Menurut Eling Purwanto, Ketua Sanggar Mangun Budoyo Desa Wisata Kaki Langit, tradisi Gejog Lesung erat kaitannya dengan kehidupan warga masyarakat setempat yang sejak dahulu banyak berprofesi sebagai petani. Untuk mengolah hasil panen singkong dan padi, warga terutama kaum ibu bergotong royong menumbuknya menggunakan tongkat kayu atau alu dan lesung yang berbentuk seperti perahu. Hasil tumbukan kemudian disimpan di lumbung desa.
Salah satu olahan singkong yang menjadi makanan pokok warga Mangunan pada zaman dahulu adalah tiwul. Saat itu tiwul identik dengan kemelaratan karena sering dikonsumsi oleh warga yang tidak bisa menikmati nasi. Akan tetapi saat ini tiwul menjadi kuliner khas Desa Wisata Kaki Langit Mangunan.
Kini, lesung dan alu sudah jarang digunakan karena adanya mesin giling. Lumbung di desa pun sudah tidak ada. Namun, tradisi Gejog Lesung tidak lantas menghilang. "Sekarang warga masih memainkan Gejog Lesung sebagai hiburan atau saat bersih desa. Kami juga mengolaborasikannya dengan kesenian lain seperti kethoprak. Namanya jadi kethoprak Gejog Lesung," kata Eling Purwanto.

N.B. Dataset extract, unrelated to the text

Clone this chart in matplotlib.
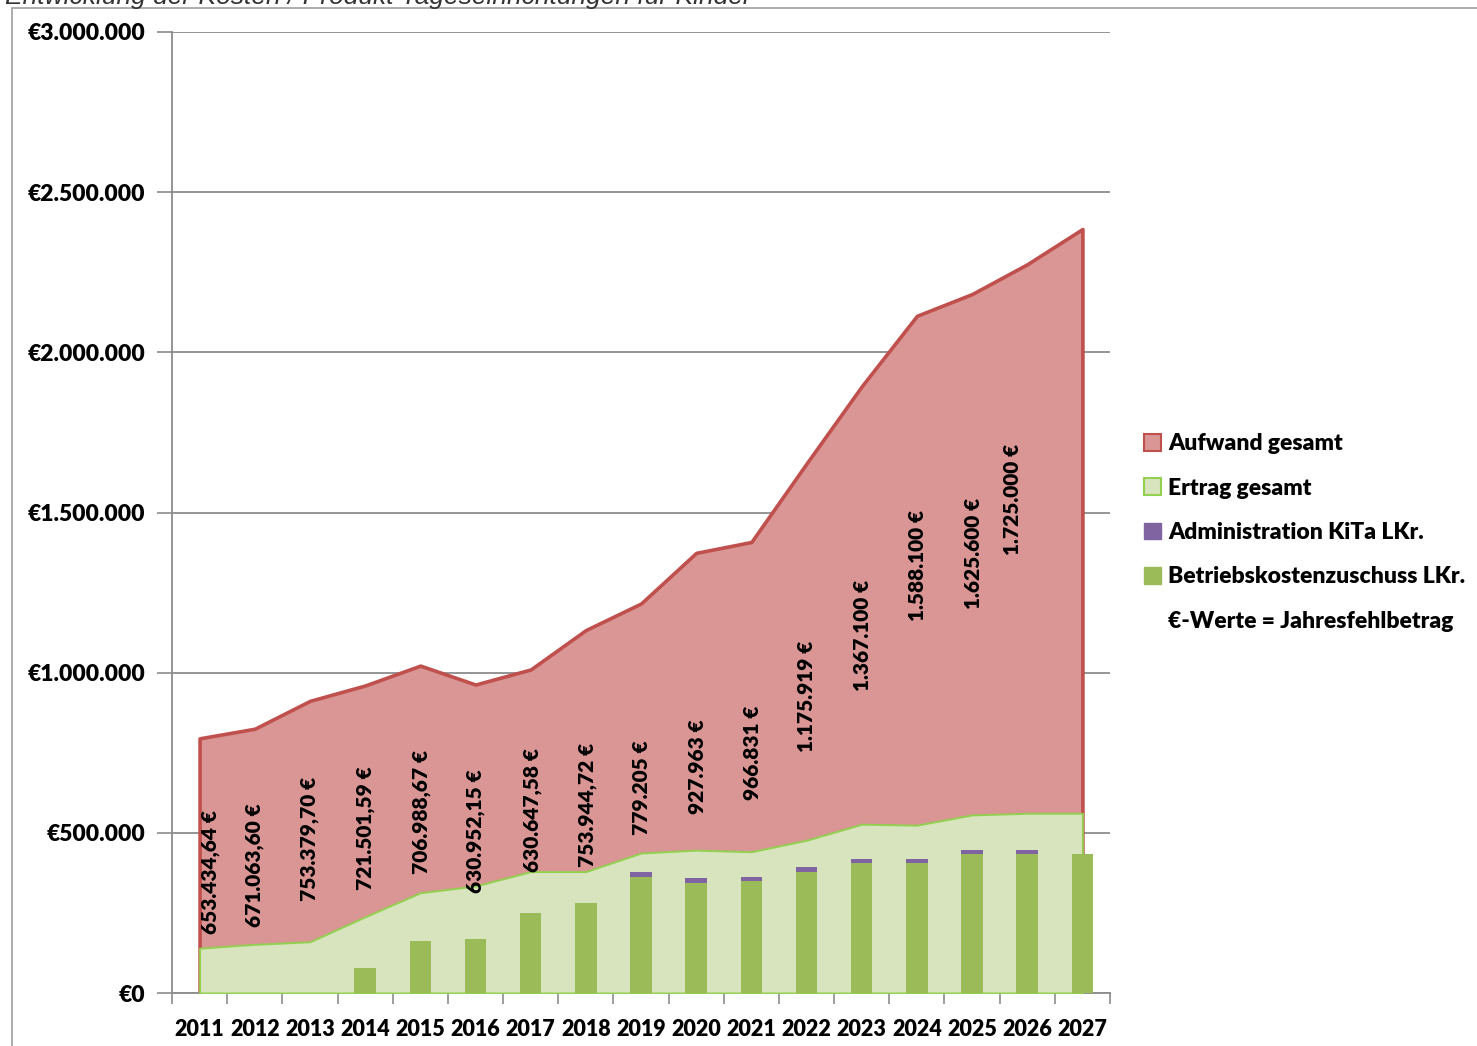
import matplotlib
matplotlib.use("Agg")
import matplotlib.pyplot as plt
from matplotlib.patches import Patch, Rectangle
import numpy as np

# ---------------- data ----------------
years = ["2011", "2012", "2013", "2014", "2015", "2016", "2017", "2018", "2019",
         "2020", "2021", "2022", "2023", "2024", "2025", "2026", "2027"]
aufwand = [795000, 825000, 912000, 960000, 1022000, 963000, 1010000, 1133000, 1216000,
           1374000, 1408000, 1653000, 1894000, 2114000, 2182000, 2275000, 2385000]
ertrag = [140000, 152000, 160000, 238000, 313000, 334000, 379000, 379000, 437000,
          446000, 441000, 477000, 527000, 524000, 556000, 561000, 561000]
betrieb = [0, 0, 0, 77000, 163000, 168000, 251000, 282000, 363000,
           344000, 350000, 377000, 405000, 405000, 433000, 433000, 433000]
admin = [0, 0, 0, 0, 0, 0, 0, 0, 15000,
         14000, 13000, 15000, 14000, 14000, 13000, 13000, 0]
fehl_labels = ["653.434,64 €", "671.063,60 €", "753.379,70 €", "721.501,59 €",
               "706.988,67 €", "630.952,15 €", "630.647,58 €", "753.944,72 €",
               "779.205 €", "927.963 €", "966.831 €", "1.175.919 €", "1.367.100 €",
               "1.588.100 €", "1.625.600 €", "1.725.000 €"]
# vertical placement of the labels (data units) and small horizontal shifts
fehl_label_y = [378000, 400000, 481000, 515000, 565000, 506000, 571000, 587000, 640000,
                708000, 749000, 927000, 1117000, 1336000, 1373000, 1542000]
fehl_label_dx = [0.2, 0, 0, 0, 0.03, 0, 0.03, 0.03, 0, 0.02, 0.02, 0, 0.02, 0.02, 0.02, -0.27]
ytick_vals = [0, 500000, 1000000, 1500000, 2000000, 2500000, 3000000]
ytick_labels = ["€0", "€500.000", "€1.000.000", "€1.500.000", "€2.000.000",
                "€2.500.000", "€3.000.000"]
legend_labels = ["Aufwand gesamt", "Ertrag gesamt", "Administration KiTa LKr.",
                 "Betriebskostenzuschuss LKr.", "€-Werte = Jahresfehlbetrag"]
title = "Entwicklung der Kosten / Produkt Tageseinrichtungen für Kinder"

# ---------------- styles ----------------
RED_FILL = "#D99694"
RED_EDGE = "#C0504D"
GREEN_FILL = "#D7E4BD"
GREEN_EDGE = "#92D050"
BAR_GREEN = "#9BBB59"
PURPLE = "#8064A2"
GRID = "#8C8C8C"
FONT = ["Lato", "DejaVu Sans"]

plt.rcParams["font.family"] = FONT

W, H = 1477, 1046
fig = plt.figure(figsize=(W / 100, H / 100), dpi=100)
fig.patch.set_facecolor("white")

# outer frame of the chart object (partly cut off)
fig.patches.append(Rectangle((12 / W, -0.05), 1.2, 1 - 8 / H + 0.05, transform=fig.transFigure,
                             fill=False, edgecolor="#A0A0A0", lw=1.2))
# title (cut off at the top of the image, as in the source)
fig.text(5 / W, 1 - 4 / H, title, ha="left", va="baseline", fontsize=19,
         style="italic", family=["Liberation Sans", "DejaVu Sans"], color="#333333")

ax = fig.add_axes([172 / W, 53 / H, (1110 - 172) / W, (993 - 32) / H])
x = np.arange(len(years))

ax.fill_between(x, 0, aufwand, facecolor=RED_FILL, edgecolor=RED_EDGE, lw=2.6, zorder=2)
ax.fill_between(x, 0, ertrag, facecolor=GREEN_FILL, edgecolor=GREEN_EDGE, lw=1.4, zorder=3)
ax.bar(x, betrieb, width=0.39, color=BAR_GREEN, zorder=4)
ax.bar(x, admin, width=0.39, bottom=betrieb, color=PURPLE, zorder=4)

for i, (lab, ly) in enumerate(zip(fehl_labels, fehl_label_y)):
    ax.text(i + fehl_label_dx[i], ly, lab, rotation=90, ha="center", va="center",
            fontsize=15, fontweight="heavy", color="black", zorder=6)

ax.set_xlim(-0.5, len(years) - 0.5)
ax.set_ylim(0, 3000000)
ax.set_yticks(ytick_vals)
ax.set_yticklabels(ytick_labels, fontsize=16.5, fontweight="heavy")
ax.set_xticks(x)
ax.set_xticklabels(years, fontsize=15.5, fontweight="heavy")
ax.set_xticks(np.arange(-0.5, len(years), 1.0), minor=True)
ax.tick_params(axis="x", which="major", length=0, pad=19)
ax.tick_params(axis="x", which="minor", length=8, color=GRID, width=1.2)
ax.tick_params(axis="y", length=11, color=GRID, width=1.2, pad=8)
ax.yaxis.grid(True, color=GRID, lw=1.3, zorder=0)
ax.set_axisbelow(True)
for s in ["top", "right"]:
    ax.spines[s].set_visible(False)
for s in ["left", "bottom"]:
    ax.spines[s].set_color(GRID)
    ax.spines[s].set_linewidth(1.3)
ax.set_facecolor("white")

handles = [Patch(facecolor=RED_FILL, edgecolor=RED_EDGE, lw=1.5),
           Patch(facecolor=GREEN_FILL, edgecolor=GREEN_EDGE, lw=1.5),
           Patch(facecolor=PURPLE, edgecolor=PURPLE),
           Patch(facecolor=BAR_GREEN, edgecolor=BAR_GREEN),
           Patch(facecolor="none", edgecolor="none")]
leg = fig.legend(handles, legend_labels, loc="upper left",
                 bbox_to_anchor=(1135 / W, 1 - 424 / H), frameon=False,
                 handlelength=0.75, handleheight=0.75, handletextpad=0.3,
                 labelspacing=1.02, borderaxespad=0,
                 prop={"family": FONT, "weight": "heavy", "size": 16.5})

fig.savefig("out.png", dpi=100, facecolor="white")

Di Desa Wisata Kaki Langit Mangunan, Gejog Lesung biasa dimainkan oleh tujuh hingga sepuluh orang yang umumnya adalah kaum wanita berusia 50 tahun ke atas. Salah satunya adalah Rajinem. Ia mengaku sudah memainkan Gejog Lesung sejak remaja. Kini saat usianya menginjak 60 tahun, ia tetap melanjutkan tradisi tersebut.

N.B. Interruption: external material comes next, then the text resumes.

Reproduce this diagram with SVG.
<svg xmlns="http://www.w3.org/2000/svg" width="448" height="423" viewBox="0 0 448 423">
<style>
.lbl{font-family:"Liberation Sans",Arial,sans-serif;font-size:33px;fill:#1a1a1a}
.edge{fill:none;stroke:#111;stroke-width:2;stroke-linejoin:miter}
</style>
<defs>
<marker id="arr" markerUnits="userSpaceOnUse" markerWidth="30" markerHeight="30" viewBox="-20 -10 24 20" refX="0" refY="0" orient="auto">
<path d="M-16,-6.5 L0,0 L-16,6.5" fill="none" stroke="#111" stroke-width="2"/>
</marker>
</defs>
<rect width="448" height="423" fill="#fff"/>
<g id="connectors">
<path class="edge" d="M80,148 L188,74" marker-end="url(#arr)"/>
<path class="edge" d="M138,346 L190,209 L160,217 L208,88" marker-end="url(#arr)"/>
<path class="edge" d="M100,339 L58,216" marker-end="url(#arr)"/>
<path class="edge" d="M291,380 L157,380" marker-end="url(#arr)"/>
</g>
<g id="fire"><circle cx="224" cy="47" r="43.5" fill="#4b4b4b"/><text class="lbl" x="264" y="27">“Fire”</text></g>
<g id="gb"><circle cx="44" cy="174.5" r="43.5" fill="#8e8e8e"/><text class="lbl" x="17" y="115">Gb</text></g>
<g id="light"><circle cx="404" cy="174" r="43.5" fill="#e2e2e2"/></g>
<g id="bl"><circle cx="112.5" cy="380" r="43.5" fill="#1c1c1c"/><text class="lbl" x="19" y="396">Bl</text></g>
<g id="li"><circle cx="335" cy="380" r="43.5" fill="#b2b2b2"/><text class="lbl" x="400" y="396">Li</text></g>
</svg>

Meski awalnya banyak dimainkan oleh orang tua, bentuk kesenian Gejog Lesung kini semakin dinamis. Beberapa anak-anak atau generasi muda di Mangunan mulai bermain kesenian ini. Agar lebih menarik, Gejog Lesung kemudian dipadukan dengan nyanyian-nyanyian Jawa. Bunyi-bunyian yang dihasilkan dari benturan alu dan lesung pun semakin ritmis.
Berkunjung ke Desa Wisata Kaki Langit Mangunan benar-benar memberikan pengalaman wisata yang tak biasa. Keramahan warganya membuat siapapun yang berkunjung akan merasa nyaman. Lingkunganya pun bersih dan asri. Satu hal lagi yang paling istimewa adalah budaya dan tradisi lokalnya yang masih mendapatkan tempat cukup baik di tengah-tengah kehidupan masyarakatnya.